Скопин-Шуйский по всем правилам и традиции не мог отказаться от чаши, предложенной крестной матерью, своею кумой. Видя, что кум отказывается от вина и пива, отравительница наполнила чашу медом, подсыпала туда «зелья лютого». Скопин выпил, расцеловал куму и почти сразу, прямо на пиру, на глазах сотен гостей упал. Из носа хлынула кровь. Его немедленно доставили домой. Делагради прислал к нему своего медика. Молодой организм боролся с отравой несколько дней, но Господь взял к Себе раба Своего. Михаил Васильевич скончался на руках матери и жены.
Московский народ в ярости чуть не разорил дом Дмитрия Шуйского. Царю Василию пришлось привлечь значительные силы стрельцов, чтобы не допустить этого. Н. Костомаров пишет: «Гроб Михаила Васильевича несли товарищи его подвигов. За ним следовали вдовы, сестры и матери убитых в бою. Они поддерживали мать и вдову Скопина, которые лишились памяти и чувств от горя. Был тут и царь Василий, разливался в слезах и вопил. Ему не верили. Не удалось Скопину сесть на московском престоле, на котором его так хотел видеть народ русский. Зато гроб его опустили в землю в Архангельском соборе, посреди царей и великих князей Московского государства».
Чаша греха переполнилась, и на русскую землю обрушился справедливый гнев Божий. Так считали современники, и нам стоит с ними согласиться.
Только что созданная русская армия пошла в подчинение главному врагу Скопина Дмитрию Шуйскому, который в какие-то недели привел ее к гибели. Он моментально расстроил и ликвидировал все, что с таким трудом и усердием создавал князь Михаил Васильевич. Все, что приносило тому неизменный успех. Шуйский раздробил основные силы, отказался от тактики «острожков», оскорбил и унизил наемников, выдвинул на первый план вместо стойкой пехоты и грозной артиллерии дворянскую конницу.

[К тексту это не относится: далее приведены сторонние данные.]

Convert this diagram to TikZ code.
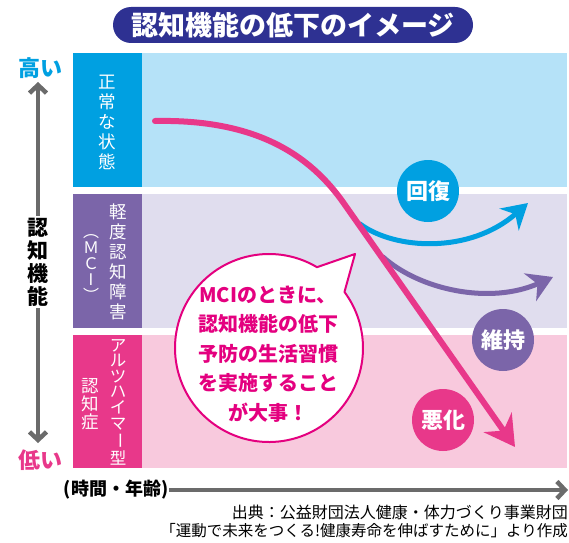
\documentclass[tikz,border=0pt]{standalone}
\usepackage{fontspec}
\usepackage{graphicx}
\setmainfont{Noto Sans CJK JP}
\usetikzlibrary{positioning, arrows.meta, calc}

\definecolor{titlenavy}{HTML}{2E3192}
\definecolor{normalblue}{HTML}{00A0E1}
\definecolor{normalfill}{HTML}{B5E2F8}
\definecolor{mcipurple}{HTML}{7B65A9}
\definecolor{mcifill}{HTML}{E0DDEE}
\definecolor{adpink}{HTML}{E8388A}
\definecolor{adfill}{HTML}{F8C9DD}
\definecolor{bubblepink}{HTML}{E4007F}
\definecolor{axisgray}{HTML}{6B6B6B}

\newcommand{\fsz}[2]{\fontsize{#1}{#2}\selectfont}
\newcommand{\vbar}{\rotatebox[origin=c]{-90}{ー}}

\begin{document}
\begin{tikzpicture}[
  x=1pt, y=1pt,
  band/.style={rectangle, anchor=north west, minimum width=494pt, minimum height=134pt, inner sep=0pt},
  tag/.style={rectangle, anchor=north west, minimum width=69pt, minimum height=134pt, inner sep=0pt},
  vtext/.style={align=center, text=white, inner sep=0pt},
  badge/.style={circle, minimum size=62pt, inner sep=0pt, text=white, font=\fsz{22}{24}\bfseries},
  trend/.style={line width=5pt, line cap=round},
  axis/.style={axisgray, line width=4.5pt, -{Straight Barb[length=8pt, width=17pt]}}
]
\useasboundingbox (0,0) rectangle (569,542);

% Title
\node[rectangle, rounded corners=18pt, fill=titlenavy, minimum width=360pt, minimum height=36pt,
  text=white, font=\fsz{27}{29}\bfseries] (title) at (293,517) {認知機能の低下のイメージ};

% Bands
\node[band, fill=normalfill] (normal) at (73,489) {};
\node[band, fill=mcifill] (mci) at (73,348) {};
\node[band, fill=adfill, minimum height=133pt] (ad) at (73,207) {};
\node[tag, fill=normalblue] (normaltag) at (normal.north west) {};
\node[tag, fill=mcipurple] (mcitag) at (mci.north west) {};
\node[tag, fill=adpink, minimum height=133pt] (adtag) at (ad.north west) {};

% Band labels
\node[vtext, font=\fsz{17.5}{20}] (normaltext) at (107,420) {正\\常\\な\\状\\態};
\node[vtext, font=\fsz{17.5}{20}] (mcitext) at (118,280) {軽\\度\\認\\知\\障\\害};
\node[vtext, font=\fsz{16}{16}] (mciabbr) at (91,274) {︵\\Ｍ\\Ｃ\\I\\︶};
\node[vtext, font=\fsz{16.5}{15.6}] (adtext) at (118,140) {ア\\ル\\ツ\\ハ\\イ\\マ\\\vbar\\型};
\node[vtext, font=\fsz{17.5}{18}] (adname) at (90,138) {認\\知\\症};

% Axes
\node[font=\fsz{21}{23}\bfseries, align=center, inner sep=2pt] (axislabel) at (38,280) {認\\知\\機\\能};
\coordinate (hightip) at (38,460);
\coordinate (lowtip) at (38,99);
\draw[axis] (axislabel) -- (hightip);
\draw[axis] (axislabel) -- (lowtip);
\node[text=normalblue, font=\fsz{22}{24}\bfseries] (high) at (40,474) {高い};
\node[text=adpink, font=\fsz{22}{24}\bfseries] (low) at (40,82) {低い};

\node[font=\fsz{18}{20}\bfseries, inner sep=1pt] (timelabel) at (116,52) {(時間・年齢)};
\coordinate (timetip) at (568,52);
\draw[axis] (timelabel) -- (timetip);

% Trends
\coordinate (recoverfrom) at (360,318);
\coordinate (recovertip) at (528,339);
\draw[trend, normalblue, -{Stealth[length=25pt, width=29pt, inset=8pt]}]
  (recoverfrom) .. controls (395,292) and (470,288) .. (recovertip);

\coordinate (keepfrom) at (383,285);
\coordinate (keeptip) at (553,265);
\draw[trend, mcipurple, -{Stealth[length=25pt, width=30pt, inset=8pt]}]
  (keepfrom) .. controls (420,252) and (490,237) .. (keeptip);

\coordinate (start) at (155,421);
\coordinate (turn) at (345,337);
\coordinate (worsetip) at (515,95);
\draw[trend, adpink, line width=6pt, -{Stealth[length=30pt, width=34pt, inset=10pt]}]
  (start) .. controls (255,423) and (310,388) .. (turn) -- (worsetip);

\node[badge, fill=normalblue] (recover) at (428,351) {回復};
\node[badge, fill=mcipurple] (keep) at (503,202) {維持};
\node[badge, fill=adpink] (worsen) at (443,122) {悪化};

% Speech bubble
\coordinate (bubblecentre) at (269,194);
\coordinate (bubbletip) at (355,288);
\draw[bubblepink, line width=2pt, fill=white, line join=round]
  (bubbletip) -- ($(bubblecentre)+(59.3:94pt)$) arc[start angle=59.3, end angle=396.6, radius=94pt] -- cycle;
\node[text=bubblepink, font=\fsz{20}{29.5}\bfseries, align=center] (message) at (268,188)
  {MCIのときに、\\認知機能の低下\\予防の生活習慣\\を実施すること\\が大事！};

% Source
\node[anchor=east, font=\fsz{16}{18}, inner sep=0pt] (source) at (568,30) {出典：公益財団法人健康・体力づくり事業財団};
\node[anchor=east, font=\fsz{15.5}{18}, inner sep=0pt] (book) at (568,11) {「運動で未来をつくる!健康寿命を伸ばすために」より作成};

\end{tikzpicture}
\end{document}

Но… Но 24 июня 1610 года в сражении под Клушином 40 тысячная русская армия и 8 тысячный корпус наемников перестали существовать. Часть войска перешло на сторону поляков, часть просто рассеялась. Делагради ушел на север, там шведы начали войну с Россией. Царево-Займище, Можайск, Боровск, Волоколамский монастырь, Погорелое Городище, Ржев перешли на сторону королевича Владислава и поляки вновь пошли на Москву. Прокофий Ляпунов поднял в Рязани восстание. Коломна и Кашира подчинились Лжедмитрию, и тот уже 16 июля оказался под Москвой. Бояре отвернулись от Шуйских, народ не хотел за них сражаться.
Рухнул престол Василия Шуйского, начался последний этап русской смуты. Другие герои поднимут знамя борьбы, возглавят Всенародное ополчение, установят в России власть «общим согласием всея земли, всенародным избранием царя», но князь Михаил Васильевич Скопин-Шуйский навсегда останется в сердцах русских людей, как первый полководец-освободитель той жуткой для страны эпохи. И не случайно его одного из русских военачальников 17 века коснулась всемирная военная слава. И не случайно на его погребении друг и соратник Скопина Якоб Делагради со слезами на глазах говорил: «Московские люди, не только в вашей Руси, но и в землях государя моего не видать уж мне такого человека!»
И как же отрадно, что в нынешнее, смутное, неспокойное время настоящие радетели земли русской, не забывают героя, чтут его память. Очень скоро у стен Борисо-Глебского на Устье мужского монастыря, где подвизался преподобный Иринарх, будет воздвигнут памятник великому полководцу земли русской князю Михаилу Васильевичу Скопину-Шуйскому.